* Aim of the exercise:
Keep to the lines from the line containing "Give me the D3.js source for this chart." through the line containing "const velocityTicks = [-2, 0, 2];": copy them exactly and leave every picture out.

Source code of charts

------------------------

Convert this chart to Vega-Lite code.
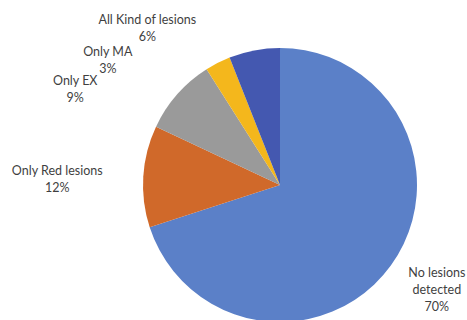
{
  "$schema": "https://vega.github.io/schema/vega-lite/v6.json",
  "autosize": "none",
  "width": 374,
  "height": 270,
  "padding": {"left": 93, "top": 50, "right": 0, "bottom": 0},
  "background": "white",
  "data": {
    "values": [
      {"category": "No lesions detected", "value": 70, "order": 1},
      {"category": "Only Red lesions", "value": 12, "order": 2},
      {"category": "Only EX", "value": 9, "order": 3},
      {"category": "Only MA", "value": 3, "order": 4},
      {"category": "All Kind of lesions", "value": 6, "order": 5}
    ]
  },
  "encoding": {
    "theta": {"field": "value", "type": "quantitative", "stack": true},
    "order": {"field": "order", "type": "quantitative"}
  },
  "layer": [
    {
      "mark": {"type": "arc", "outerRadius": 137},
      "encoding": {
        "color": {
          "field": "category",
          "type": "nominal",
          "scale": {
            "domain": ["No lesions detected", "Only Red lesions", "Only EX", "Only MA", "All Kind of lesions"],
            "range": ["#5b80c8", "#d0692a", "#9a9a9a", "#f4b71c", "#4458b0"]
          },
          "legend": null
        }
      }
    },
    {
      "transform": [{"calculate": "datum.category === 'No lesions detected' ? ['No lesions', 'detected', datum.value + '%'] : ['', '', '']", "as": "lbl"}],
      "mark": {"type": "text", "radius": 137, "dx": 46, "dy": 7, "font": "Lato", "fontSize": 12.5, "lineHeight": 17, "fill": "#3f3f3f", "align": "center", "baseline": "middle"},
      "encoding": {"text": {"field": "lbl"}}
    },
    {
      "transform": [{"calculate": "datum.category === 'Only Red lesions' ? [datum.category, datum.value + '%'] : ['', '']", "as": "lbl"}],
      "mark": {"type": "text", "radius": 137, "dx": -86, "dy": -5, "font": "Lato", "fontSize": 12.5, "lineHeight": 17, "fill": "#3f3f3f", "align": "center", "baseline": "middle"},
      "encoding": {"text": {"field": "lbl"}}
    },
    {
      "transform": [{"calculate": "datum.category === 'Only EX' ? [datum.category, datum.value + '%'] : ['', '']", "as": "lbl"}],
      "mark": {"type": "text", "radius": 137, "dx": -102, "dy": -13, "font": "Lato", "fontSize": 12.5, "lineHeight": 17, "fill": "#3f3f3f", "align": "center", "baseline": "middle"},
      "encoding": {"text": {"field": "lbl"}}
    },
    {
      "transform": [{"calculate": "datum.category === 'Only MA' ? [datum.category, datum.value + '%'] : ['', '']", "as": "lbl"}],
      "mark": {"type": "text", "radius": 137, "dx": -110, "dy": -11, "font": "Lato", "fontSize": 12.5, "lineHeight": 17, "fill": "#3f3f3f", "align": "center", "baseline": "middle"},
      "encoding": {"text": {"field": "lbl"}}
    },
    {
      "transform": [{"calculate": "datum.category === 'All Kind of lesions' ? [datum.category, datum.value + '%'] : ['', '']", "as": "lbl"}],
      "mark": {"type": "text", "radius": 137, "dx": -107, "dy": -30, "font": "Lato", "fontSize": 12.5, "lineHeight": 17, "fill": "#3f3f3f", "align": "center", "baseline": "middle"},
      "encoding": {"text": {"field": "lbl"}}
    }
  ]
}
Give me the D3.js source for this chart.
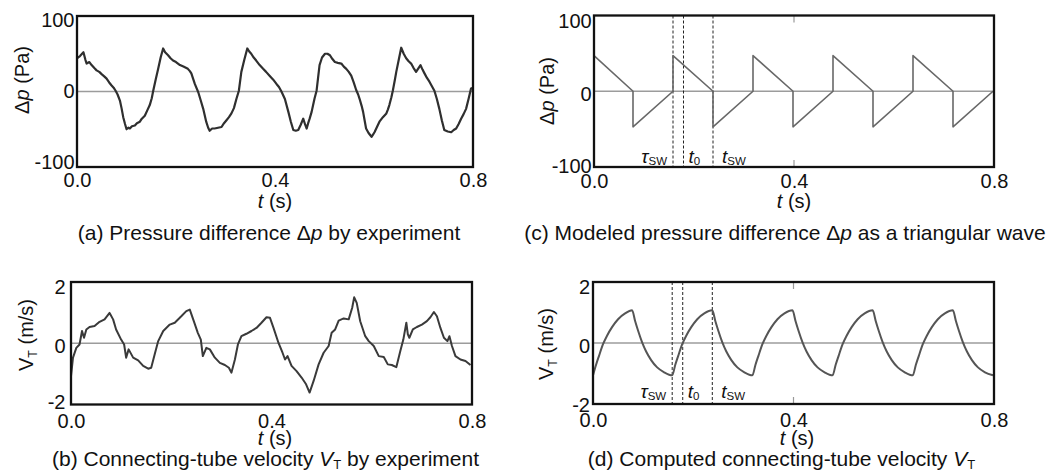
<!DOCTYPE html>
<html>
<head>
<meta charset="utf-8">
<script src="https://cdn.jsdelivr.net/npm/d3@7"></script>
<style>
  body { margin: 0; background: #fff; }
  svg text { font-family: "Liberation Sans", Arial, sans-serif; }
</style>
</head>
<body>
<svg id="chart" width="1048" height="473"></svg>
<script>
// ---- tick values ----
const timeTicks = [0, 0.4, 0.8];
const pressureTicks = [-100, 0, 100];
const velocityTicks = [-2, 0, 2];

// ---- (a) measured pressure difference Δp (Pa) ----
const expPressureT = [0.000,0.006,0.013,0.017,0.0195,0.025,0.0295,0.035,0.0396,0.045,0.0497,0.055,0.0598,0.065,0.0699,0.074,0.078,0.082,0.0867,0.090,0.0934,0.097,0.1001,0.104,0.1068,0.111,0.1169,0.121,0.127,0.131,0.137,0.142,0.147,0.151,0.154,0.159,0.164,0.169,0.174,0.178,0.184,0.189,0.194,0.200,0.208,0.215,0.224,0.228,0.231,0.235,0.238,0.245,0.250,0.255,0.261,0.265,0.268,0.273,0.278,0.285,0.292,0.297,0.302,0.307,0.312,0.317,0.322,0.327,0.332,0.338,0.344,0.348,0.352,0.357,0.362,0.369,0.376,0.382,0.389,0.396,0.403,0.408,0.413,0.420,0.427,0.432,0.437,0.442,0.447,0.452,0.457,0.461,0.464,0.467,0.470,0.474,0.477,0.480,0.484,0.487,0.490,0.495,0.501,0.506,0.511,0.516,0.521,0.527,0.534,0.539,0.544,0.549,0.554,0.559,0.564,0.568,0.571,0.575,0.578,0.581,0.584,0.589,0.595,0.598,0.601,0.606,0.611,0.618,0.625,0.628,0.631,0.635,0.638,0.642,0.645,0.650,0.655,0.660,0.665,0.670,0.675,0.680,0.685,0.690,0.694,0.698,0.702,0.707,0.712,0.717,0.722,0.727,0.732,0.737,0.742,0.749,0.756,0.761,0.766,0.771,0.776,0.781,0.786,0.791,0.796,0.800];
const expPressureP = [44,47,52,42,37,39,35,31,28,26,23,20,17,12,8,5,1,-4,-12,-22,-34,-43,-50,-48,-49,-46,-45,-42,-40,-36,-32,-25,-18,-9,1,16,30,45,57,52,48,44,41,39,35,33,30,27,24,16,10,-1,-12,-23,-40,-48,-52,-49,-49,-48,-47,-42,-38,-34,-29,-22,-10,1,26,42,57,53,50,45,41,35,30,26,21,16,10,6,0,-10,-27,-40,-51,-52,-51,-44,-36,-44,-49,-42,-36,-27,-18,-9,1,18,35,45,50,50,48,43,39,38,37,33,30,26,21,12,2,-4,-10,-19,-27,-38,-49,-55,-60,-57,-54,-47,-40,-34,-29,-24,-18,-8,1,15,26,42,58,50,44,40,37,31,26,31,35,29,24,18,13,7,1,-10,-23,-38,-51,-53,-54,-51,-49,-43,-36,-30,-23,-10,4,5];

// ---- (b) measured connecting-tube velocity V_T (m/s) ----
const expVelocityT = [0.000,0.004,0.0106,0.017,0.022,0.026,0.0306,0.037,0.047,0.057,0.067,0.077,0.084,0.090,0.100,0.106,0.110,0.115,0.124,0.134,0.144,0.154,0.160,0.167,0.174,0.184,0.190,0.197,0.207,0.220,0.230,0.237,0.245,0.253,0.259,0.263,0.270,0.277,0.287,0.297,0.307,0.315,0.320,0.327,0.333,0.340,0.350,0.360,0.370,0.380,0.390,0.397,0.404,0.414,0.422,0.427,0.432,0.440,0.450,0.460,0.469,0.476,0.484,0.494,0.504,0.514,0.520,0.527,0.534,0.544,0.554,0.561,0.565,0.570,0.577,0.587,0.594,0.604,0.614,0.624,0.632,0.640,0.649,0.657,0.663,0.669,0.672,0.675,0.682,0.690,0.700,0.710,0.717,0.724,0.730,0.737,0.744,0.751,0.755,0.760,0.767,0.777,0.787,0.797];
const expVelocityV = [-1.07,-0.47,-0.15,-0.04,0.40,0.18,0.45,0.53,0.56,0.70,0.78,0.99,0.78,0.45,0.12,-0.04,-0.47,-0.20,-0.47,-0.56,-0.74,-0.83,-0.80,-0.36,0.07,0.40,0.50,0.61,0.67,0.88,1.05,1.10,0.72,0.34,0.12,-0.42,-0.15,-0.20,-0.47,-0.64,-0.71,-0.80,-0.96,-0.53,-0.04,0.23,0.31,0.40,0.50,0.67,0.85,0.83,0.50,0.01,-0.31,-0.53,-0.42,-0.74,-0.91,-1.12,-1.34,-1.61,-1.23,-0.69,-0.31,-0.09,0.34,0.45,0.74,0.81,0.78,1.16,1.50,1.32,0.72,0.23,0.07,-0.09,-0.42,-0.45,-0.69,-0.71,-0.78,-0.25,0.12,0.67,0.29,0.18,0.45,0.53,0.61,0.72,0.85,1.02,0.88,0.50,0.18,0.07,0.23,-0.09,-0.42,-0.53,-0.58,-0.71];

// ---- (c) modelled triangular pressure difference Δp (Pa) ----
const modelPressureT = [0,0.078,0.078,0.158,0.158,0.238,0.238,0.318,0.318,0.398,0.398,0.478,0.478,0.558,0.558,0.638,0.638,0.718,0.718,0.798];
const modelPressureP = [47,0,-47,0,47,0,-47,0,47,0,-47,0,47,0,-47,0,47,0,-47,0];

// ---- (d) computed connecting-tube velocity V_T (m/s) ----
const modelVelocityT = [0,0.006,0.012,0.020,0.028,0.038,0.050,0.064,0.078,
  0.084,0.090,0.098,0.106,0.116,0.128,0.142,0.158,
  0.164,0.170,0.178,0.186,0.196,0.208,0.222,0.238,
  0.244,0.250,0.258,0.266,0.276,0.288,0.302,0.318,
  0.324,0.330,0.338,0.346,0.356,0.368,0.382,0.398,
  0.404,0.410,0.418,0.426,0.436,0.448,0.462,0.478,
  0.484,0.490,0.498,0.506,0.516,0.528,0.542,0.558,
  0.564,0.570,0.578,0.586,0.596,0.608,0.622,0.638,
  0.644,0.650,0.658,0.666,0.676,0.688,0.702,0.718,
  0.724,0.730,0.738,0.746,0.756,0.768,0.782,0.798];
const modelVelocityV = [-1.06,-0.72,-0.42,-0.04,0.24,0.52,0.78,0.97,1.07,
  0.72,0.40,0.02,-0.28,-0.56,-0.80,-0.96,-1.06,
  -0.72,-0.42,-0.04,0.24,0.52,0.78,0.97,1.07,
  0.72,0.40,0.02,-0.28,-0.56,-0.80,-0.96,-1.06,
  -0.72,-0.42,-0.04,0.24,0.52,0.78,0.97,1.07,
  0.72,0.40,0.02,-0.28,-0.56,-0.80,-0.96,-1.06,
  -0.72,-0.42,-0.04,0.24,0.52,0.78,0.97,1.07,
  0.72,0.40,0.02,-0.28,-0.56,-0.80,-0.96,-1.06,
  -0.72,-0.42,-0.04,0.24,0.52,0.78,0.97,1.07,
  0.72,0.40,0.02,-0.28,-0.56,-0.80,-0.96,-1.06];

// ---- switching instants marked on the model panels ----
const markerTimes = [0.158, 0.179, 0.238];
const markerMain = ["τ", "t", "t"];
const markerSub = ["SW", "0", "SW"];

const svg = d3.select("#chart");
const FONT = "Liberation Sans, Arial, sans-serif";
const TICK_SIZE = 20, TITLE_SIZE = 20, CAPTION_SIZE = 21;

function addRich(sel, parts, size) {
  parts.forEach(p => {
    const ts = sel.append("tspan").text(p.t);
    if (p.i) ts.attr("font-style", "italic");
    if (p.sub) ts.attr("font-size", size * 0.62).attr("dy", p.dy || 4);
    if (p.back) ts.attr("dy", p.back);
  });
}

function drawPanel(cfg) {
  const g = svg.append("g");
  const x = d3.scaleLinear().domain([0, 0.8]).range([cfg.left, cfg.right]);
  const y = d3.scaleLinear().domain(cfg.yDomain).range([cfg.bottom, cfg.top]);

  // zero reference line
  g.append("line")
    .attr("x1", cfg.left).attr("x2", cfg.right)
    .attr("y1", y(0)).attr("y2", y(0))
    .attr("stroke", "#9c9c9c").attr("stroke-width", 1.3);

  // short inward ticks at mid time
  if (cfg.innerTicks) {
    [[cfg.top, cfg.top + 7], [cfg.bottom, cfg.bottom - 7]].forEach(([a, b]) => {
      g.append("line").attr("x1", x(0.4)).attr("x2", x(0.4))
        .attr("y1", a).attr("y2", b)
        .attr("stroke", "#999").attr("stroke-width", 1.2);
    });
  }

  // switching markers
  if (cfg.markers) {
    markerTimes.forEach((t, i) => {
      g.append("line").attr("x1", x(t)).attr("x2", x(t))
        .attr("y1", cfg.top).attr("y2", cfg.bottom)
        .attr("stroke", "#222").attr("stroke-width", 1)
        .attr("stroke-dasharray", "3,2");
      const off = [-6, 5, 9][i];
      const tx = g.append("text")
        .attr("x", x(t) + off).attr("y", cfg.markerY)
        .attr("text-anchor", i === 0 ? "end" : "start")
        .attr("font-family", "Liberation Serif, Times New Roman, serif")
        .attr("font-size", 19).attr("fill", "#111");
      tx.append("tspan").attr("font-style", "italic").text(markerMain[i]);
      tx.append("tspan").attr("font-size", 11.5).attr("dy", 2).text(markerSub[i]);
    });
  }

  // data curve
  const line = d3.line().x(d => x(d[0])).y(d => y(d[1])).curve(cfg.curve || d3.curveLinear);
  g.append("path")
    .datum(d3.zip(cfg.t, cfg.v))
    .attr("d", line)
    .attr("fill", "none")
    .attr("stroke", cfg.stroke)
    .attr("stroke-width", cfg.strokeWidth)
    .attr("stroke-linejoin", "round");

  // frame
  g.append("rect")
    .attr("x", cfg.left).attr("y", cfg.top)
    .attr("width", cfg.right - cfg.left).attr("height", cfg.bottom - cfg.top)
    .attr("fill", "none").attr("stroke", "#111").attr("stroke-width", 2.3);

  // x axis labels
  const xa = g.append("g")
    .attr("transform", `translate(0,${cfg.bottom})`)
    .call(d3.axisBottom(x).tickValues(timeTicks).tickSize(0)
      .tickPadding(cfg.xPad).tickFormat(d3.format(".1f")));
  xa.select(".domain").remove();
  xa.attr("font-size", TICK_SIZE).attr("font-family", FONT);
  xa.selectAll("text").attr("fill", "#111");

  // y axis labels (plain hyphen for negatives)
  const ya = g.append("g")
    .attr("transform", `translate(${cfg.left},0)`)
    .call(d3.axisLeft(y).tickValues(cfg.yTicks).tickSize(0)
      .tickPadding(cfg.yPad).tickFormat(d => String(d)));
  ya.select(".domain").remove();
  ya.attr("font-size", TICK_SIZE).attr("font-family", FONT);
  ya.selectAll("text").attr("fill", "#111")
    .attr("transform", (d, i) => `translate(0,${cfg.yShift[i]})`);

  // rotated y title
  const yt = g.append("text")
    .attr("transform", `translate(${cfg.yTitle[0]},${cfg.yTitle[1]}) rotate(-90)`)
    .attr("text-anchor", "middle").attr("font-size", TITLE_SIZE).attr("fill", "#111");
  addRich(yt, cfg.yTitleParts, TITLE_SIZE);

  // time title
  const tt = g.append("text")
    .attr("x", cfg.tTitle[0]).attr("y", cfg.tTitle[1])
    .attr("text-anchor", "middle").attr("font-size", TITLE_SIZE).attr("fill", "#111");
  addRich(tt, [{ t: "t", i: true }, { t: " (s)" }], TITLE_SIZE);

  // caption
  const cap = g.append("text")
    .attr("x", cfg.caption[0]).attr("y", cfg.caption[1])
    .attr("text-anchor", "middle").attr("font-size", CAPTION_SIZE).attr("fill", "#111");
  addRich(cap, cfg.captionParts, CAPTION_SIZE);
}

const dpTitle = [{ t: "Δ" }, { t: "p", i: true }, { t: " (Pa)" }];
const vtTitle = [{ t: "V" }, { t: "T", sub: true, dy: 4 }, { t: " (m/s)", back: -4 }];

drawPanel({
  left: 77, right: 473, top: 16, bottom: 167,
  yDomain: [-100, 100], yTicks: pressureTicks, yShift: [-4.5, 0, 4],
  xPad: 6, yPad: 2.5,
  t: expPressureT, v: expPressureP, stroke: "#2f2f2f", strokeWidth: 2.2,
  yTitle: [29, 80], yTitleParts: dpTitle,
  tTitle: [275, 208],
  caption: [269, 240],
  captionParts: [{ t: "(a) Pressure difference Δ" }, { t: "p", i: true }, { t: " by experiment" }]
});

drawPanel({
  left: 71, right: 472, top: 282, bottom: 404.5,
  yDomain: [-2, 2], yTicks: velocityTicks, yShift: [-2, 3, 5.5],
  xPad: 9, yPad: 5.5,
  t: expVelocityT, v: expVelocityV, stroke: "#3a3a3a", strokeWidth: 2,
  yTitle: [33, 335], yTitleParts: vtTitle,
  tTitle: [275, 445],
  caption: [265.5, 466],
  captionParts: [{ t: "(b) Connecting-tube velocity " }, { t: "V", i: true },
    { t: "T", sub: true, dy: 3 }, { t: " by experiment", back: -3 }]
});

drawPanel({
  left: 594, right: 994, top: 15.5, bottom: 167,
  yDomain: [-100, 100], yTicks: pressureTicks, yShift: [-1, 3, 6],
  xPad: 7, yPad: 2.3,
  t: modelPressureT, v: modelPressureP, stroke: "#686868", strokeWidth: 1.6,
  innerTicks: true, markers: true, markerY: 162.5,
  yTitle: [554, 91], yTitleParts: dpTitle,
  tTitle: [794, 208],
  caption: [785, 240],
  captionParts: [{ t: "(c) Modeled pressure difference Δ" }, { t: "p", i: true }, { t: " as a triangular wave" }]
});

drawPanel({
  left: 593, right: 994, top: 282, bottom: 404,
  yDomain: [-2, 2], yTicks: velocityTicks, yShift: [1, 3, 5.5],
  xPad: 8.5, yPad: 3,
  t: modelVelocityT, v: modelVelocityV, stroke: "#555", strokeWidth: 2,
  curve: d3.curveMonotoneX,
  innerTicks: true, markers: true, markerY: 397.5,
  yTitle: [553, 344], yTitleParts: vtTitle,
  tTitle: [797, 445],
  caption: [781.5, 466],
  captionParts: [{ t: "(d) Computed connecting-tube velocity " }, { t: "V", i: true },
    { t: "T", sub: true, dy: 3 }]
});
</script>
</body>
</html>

------------------------

* Task result:
Give me the D3.js source for this chart.
<!DOCTYPE html>
<html>
<head>
<meta charset="utf-8">
<script src="https://cdn.jsdelivr.net/npm/d3@7"></script>
<style>
  body { margin: 0; background: #fff; }
  svg text { font-family: "Liberation Sans", Arial, sans-serif; }
</style>
</head>
<body>
<svg id="chart" width="1048" height="473"></svg>
<script>
// ---- tick values ----
const timeTicks = [0, 0.4, 0.8];
const pressureTicks = [-100, 0, 100];
const velocityTicks = [-2, 0, 2];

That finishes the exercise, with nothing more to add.